Now, with the sanctions on Moscow over Crimea and expulsion of Russia from the G-8, the West is trying its best to step the gas and apply pressure tactics to tame Putin-led Russia. After being royally stumped, Euro-American powers have fallen back on the old trope of economic sanctions, which it had applied aginst Middle Eastern countries like Iran, Syria, or Latin American Venezuela, or Cuba, and indeed any country that cherished its sovereignty over resorting to sycophancy to keep the West happy. Sanctions, however, have a track record not only being ineffective to politically contain the other country, but can launch ripples of disruptions, particularly in this intensely globalised world.
 
BAD DIPLOMACY

While Vladimir Putin has helped reconsolidate Russia as a power to reckon with, he’s mature enough to understand that unilateral sanctions are useless in these connected times. Post Cold War interregnum had made countries drop their guards and iron curtains had come down, thereby integrating hitherto insular countries such as China more intimately into the globalized economy. Just as the West cannot afford to completely antagonize China, it cannot do away with Russia, which is sitting on enormous reservoirs of natural gas and is an industrial powerhouse supplying arms and technology to much of the developing world, including India.

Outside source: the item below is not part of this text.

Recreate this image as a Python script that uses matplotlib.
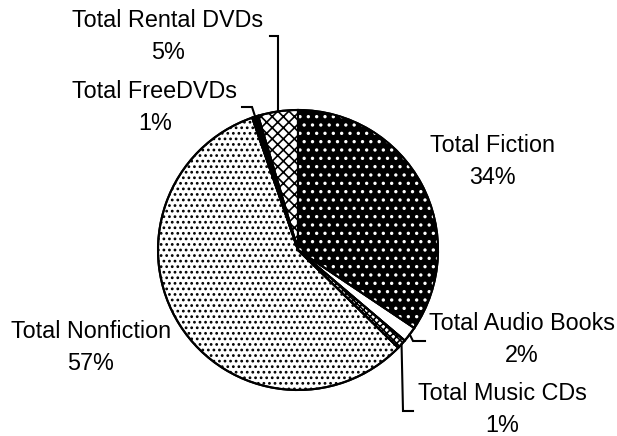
import numpy as np
import matplotlib.pyplot as plt
import matplotlib.patches as mpatches

plt.rcParams['font.family'] = ['Liberation Sans', 'DejaVu Sans']
plt.rcParams['hatch.linewidth'] = 1.2

# slices, clockwise from 12 o'clock
names = ['Total Fiction', 'Total Audio Books', 'Total Music CDs',
         'Total Nonfiction', 'Total FreeDVDs', 'Total Rental DVDs']
shares = [34.4, 1.8, 1.1, 57.4, 0.7, 4.6]

faces = ['black', 'white', 'white', 'white', 'black', 'white']
hatches = ['..', None, 'xxxxx', '...', None, 'xxx']
hatch_cols = ['white', None, 'black', 'black', None, 'black']

W, H = 617, 436
def flip(y):
    return H - y

fig = plt.figure(figsize=(6.17, 4.36), dpi=100)
ax = fig.add_axes([0, 0, 1, 1])

cx, cy, r = 298, flip(250), 140
wedges, _ = ax.pie(shares, startangle=90, counterclock=False, center=(cx, cy),
                   radius=r, colors=faces, frame=True,
                   wedgeprops=dict(edgecolor='black', linewidth=1.5))

for w, h, hc in zip(wedges, hatches, hatch_cols):
    if h is None:
        continue
    ov = mpatches.Wedge((cx, cy), r, w.theta1, w.theta2, facecolor='none',
                        edgecolor=hc, hatch=h, linewidth=0, zorder=2)
    ax.add_patch(ov)
for w in wedges:
    ol = mpatches.Wedge((cx, cy), r, w.theta1, w.theta2, fill=False,
                        edgecolor='black', linewidth=1.5, zorder=3)
    ax.add_patch(ol)

# label centres (pixels from top-left) and leader elbows
label_pos = [(492, 162), (522, 340), (502, 409), (91, 347), (155, 107), (168, 37)]
leaders = {1: [(413, 341), (425, 341)],
           2: [(403, 411), (413, 411)],
           4: [(252, 107), (242, 107)],
           5: [None, (270, 36)]}

for i, (name, val) in enumerate(zip(names, shares)):
    x, y = label_pos[i]
    ax.text(x, flip(y), '%s\n%.0f%%' % (name, val), ha='center', va='center',
            multialignment='center', fontsize=16.8, linespacing=1.5, zorder=5)
    if i in leaders:
        w = wedges[i]
        th = np.deg2rad((w.theta1 + w.theta2) / 2)
        ax_, ay_ = cx + r * np.cos(th), cy + r * np.sin(th)
        pts = [(ax_, ay_)]
        for p in leaders[i]:
            if p is None:
                pts.append((ax_, flip(leaders[i][1][1])))
            else:
                pts.append((p[0], flip(p[1])))
        xs, ys = zip(*pts)
        ax.plot(xs, ys, color='black', linewidth=1.5, zorder=4,
                solid_joinstyle='miter')

ax.set_xlim(0, W)
ax.set_ylim(0, H)
ax.set_aspect('equal')
ax.axis('off')

fig.savefig('out.png', dpi=100, facecolor='white')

Despite fluidity of alliances and Euro-America trying to discipline other countries to submission, New Delhi and Beijing, like Moscow, are aware of the ultimate inefficacy of unilateral actions. Trading regimes are essential multilateral now, and any attempt to corner Moscow, which is the gateway to many of the untapped markets of the Eastern European countries, would be a major disaster. Moscow, being an essential component and bulwark of South-South cooperation and in ties like BRICS, has friends in Asia and Latin America. Moreover, as far as diplomacy is concerned, Putin has trumped Obama already.